**REQUIRED WORK**. Set down each line of the data below exactly as it stands, dropping the pictures.

+++++

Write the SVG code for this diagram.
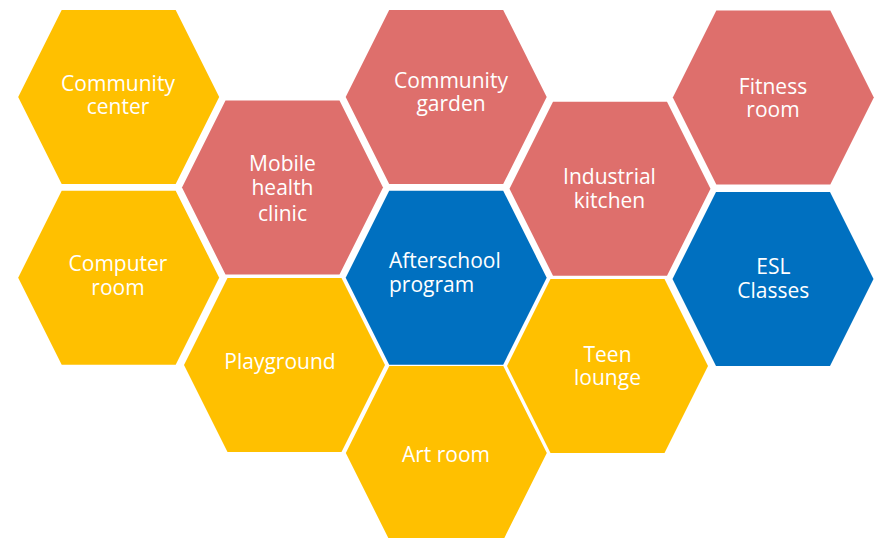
<svg xmlns="http://www.w3.org/2000/svg" width="882" height="538" viewBox="0 0 882 538">
  <style>
    .y { fill: #FFC000; }
    .r { fill: #DE6F6C; }
    .b { fill: #0070C0; }
    text { font-family: "Open Sans", "DejaVu Sans", sans-serif; font-size: 21px; fill: #FFFFFF; text-anchor: middle; }
    .left { text-anchor: start; }
  </style>
  <defs>
    <path id="hex" d="M -100.5 0 L -57 -87 L 57 -87 L 100.5 0 L 57 87 L -57 87 Z"/>
  </defs>
  <rect x="0" y="0" width="882" height="538" fill="#FFFFFF"/>
  <g id="connectors"/>
  <g id="community-center">
    <use href="#hex" class="y" transform="translate(118.7 97)"/>
    <text x="118" y="91">Community</text>
    <text x="118" y="114">center</text>
  </g>
  <g id="computer-room">
    <use href="#hex" class="y" transform="translate(118.7 277.7)"/>
    <text x="118" y="271">Computer</text>
    <text x="118" y="295">room</text>
  </g>
  <g id="mobile-health-clinic">
    <use href="#hex" class="r" transform="translate(282.5 187.5)"/>
    <text x="282.5" y="171">Mobile</text>
    <text x="282.5" y="195">health</text>
    <text x="282.5" y="221">clinic</text>
  </g>
  <g id="playground">
    <use href="#hex" class="y" transform="translate(284.5 365)"/>
    <text x="280" y="369">Playground</text>
  </g>
  <g id="community-garden">
    <use href="#hex" class="r" transform="translate(446.2 97)"/>
    <text x="451" y="88">Community</text>
    <text x="451" y="111">garden</text>
  </g>
  <g id="afterschool-program">
    <use href="#hex" class="b" transform="translate(446.2 277.7)"/>
    <text class="left" x="389" y="268">Afterschool</text>
    <text class="left" x="389" y="292">program</text>
  </g>
  <g id="art-room">
    <use href="#hex" class="y" transform="translate(446.3 453)"/>
    <text x="446" y="462">Art room</text>
  </g>
  <g id="industrial-kitchen">
    <use href="#hex" class="r" transform="translate(610 188.7)"/>
    <text x="609.5" y="184">Industrial</text>
    <text x="609.5" y="208">kitchen</text>
  </g>
  <g id="teen-lounge">
    <use href="#hex" class="y" transform="translate(607.5 366)"/>
    <text x="607.5" y="362">Teen</text>
    <text x="607.5" y="385">lounge</text>
  </g>
  <g id="fitness-room">
    <use href="#hex" class="r" transform="translate(773.3 97.5)"/>
    <text x="773" y="94">Fitness</text>
    <text x="773" y="117">room</text>
  </g>
  <g id="esl-classes">
    <use href="#hex" class="b" transform="translate(773 279)"/>
    <text x="773.3" y="274">ESL</text>
    <text x="773.3" y="298">Classes</text>
  </g>
</svg>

+++++

**ANSWER TO THIS EXERCISE**.
Write the SVG code for this diagram.
<svg xmlns="http://www.w3.org/2000/svg" width="882" height="538" viewBox="0 0 882 538">
  <style>
    .y { fill: #FFC000; }
    .r { fill: #DE6F6C; }
    .b { fill: #0070C0; }
    text { font-family: "Open Sans", "DejaVu Sans", sans-serif; font-size: 21px; fill: #FFFFFF; text-anchor: middle; }
    .left { text-anchor: start; }
  </style>
  <defs>
    <path id="hex" d="M -100.5 0 L -57 -87 L 57 -87 L 100.5 0 L 57 87 L -57 87 Z"/>
  </defs>
  <rect x="0" y="0" width="882" height="538" fill="#FFFFFF"/>
  <g id="connectors"/>
  <g id="community-center">
    <use href="#hex" class="y" transform="translate(118.7 97)"/>
    <text x="118" y="91">Community</text>
    <text x="118" y="114">center</text>
  </g>
  <g id="computer-room">
    <use href="#hex" class="y" transform="translate(118.7 277.7)"/>
    <text x="118" y="271">Computer</text>
    <text x="118" y="295">room</text>
  </g>
  <g id="mobile-health-clinic">
    <use href="#hex" class="r" transform="translate(282.5 187.5)"/>
    <text x="282.5" y="171">Mobile</text>
    <text x="282.5" y="195">health</text>
    <text x="282.5" y="221">clinic</text>
  </g>
  <g id="playground">
    <use href="#hex" class="y" transform="translate(284.5 365)"/>
    <text x="280" y="369">Playground</text>
  </g>
  <g id="community-garden">
    <use href="#hex" class="r" transform="translate(446.2 97)"/>
    <text x="451" y="88">Community</text>
    <text x="451" y="111">garden</text>
  </g>
  <g id="afterschool-program">
    <use href="#hex" class="b" transform="translate(446.2 277.7)"/>
    <text class="left" x="389" y="268">Afterschool</text>
    <text class="left" x="389" y="292">program</text>
  </g>
  <g id="art-room">
    <use href="#hex" class="y" transform="translate(446.3 453)"/>
    <text x="446" y="462">Art room</text>
  </g>
  <g id="industrial-kitchen">
    <use href="#hex" class="r" transform="translate(610 188.7)"/>
    <text x="609.5" y="184">Industrial</text>
    <text x="609.5" y="208">kitchen</text>
  </g>
  <g id="teen-lounge">
    <use href="#hex" class="y" transform="translate(607.5 366)"/>
    <text x="607.5" y="362">Teen</text>
    <text x="607.5" y="385">lounge</text>
  </g>
  <g id="fitness-room">
    <use href="#hex" class="r" transform="translate(773.3 97.5)"/>
    <text x="773" y="94">Fitness</text>
    <text x="773" y="117">room</text>
  </g>
  <g id="esl-classes">
    <use href="#hex" class="b" transform="translate(773 279)"/>
    <text x="773.3" y="274">ESL</text>
    <text x="773.3" y="298">Classes</text>
  </g>
</svg>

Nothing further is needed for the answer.